## Written task
Set down the data below from its first line to the line holding "import plotly.graph_objects as go", inclusive; omit all pictures.

● ● ● ● ● ● ●

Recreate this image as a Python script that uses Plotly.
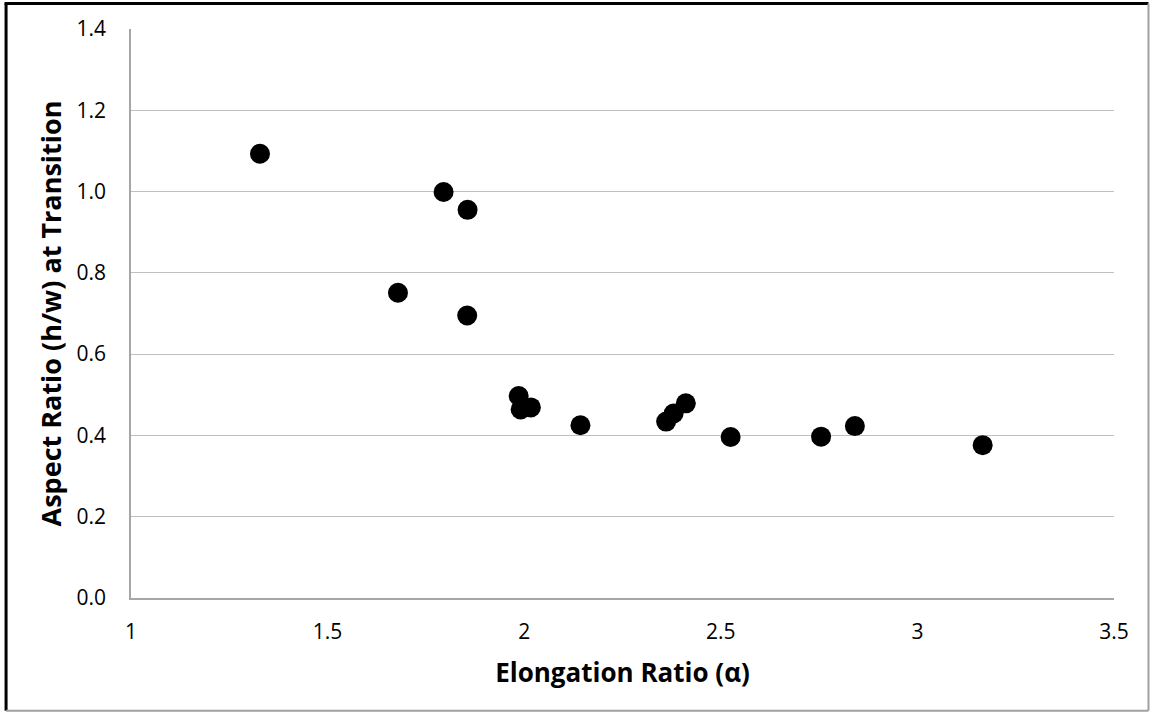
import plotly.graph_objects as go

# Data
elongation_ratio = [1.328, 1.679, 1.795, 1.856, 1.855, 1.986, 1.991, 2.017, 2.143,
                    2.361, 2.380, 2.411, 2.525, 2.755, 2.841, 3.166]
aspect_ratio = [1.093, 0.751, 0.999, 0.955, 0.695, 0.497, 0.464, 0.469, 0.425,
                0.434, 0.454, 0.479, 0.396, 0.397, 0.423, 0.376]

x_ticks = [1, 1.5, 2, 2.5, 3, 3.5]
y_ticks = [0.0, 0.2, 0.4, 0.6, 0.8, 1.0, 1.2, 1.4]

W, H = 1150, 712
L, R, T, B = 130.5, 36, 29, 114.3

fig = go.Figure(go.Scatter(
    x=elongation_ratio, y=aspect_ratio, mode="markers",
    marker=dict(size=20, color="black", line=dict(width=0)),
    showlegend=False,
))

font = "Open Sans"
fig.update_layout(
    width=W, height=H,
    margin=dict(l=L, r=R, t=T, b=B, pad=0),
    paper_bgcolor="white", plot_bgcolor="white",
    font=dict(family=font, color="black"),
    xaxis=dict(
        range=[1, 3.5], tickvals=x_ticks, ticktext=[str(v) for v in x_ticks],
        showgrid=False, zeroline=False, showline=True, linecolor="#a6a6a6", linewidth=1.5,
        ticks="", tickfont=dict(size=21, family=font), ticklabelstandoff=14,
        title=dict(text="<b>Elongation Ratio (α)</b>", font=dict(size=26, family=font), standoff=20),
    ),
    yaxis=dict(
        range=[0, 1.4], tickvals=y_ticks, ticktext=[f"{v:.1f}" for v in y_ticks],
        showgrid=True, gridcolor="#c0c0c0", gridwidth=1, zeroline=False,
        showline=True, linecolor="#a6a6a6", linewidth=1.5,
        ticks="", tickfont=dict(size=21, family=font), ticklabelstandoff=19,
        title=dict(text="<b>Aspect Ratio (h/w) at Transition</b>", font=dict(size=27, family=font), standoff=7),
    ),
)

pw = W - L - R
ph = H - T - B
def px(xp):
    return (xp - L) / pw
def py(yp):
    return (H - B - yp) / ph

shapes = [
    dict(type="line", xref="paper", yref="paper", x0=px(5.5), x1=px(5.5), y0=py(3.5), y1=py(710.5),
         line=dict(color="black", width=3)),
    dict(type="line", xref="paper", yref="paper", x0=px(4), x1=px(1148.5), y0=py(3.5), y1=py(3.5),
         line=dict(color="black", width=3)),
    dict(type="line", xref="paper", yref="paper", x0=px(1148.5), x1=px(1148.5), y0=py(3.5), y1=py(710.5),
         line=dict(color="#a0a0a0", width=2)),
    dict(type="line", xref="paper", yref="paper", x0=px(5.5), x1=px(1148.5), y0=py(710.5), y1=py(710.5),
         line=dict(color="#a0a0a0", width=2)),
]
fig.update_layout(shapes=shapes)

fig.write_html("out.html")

● ● ● ● ● ● ●

## Answer to the exercise
Recreate this image as a Python script that uses Plotly.
import plotly.graph_objects as go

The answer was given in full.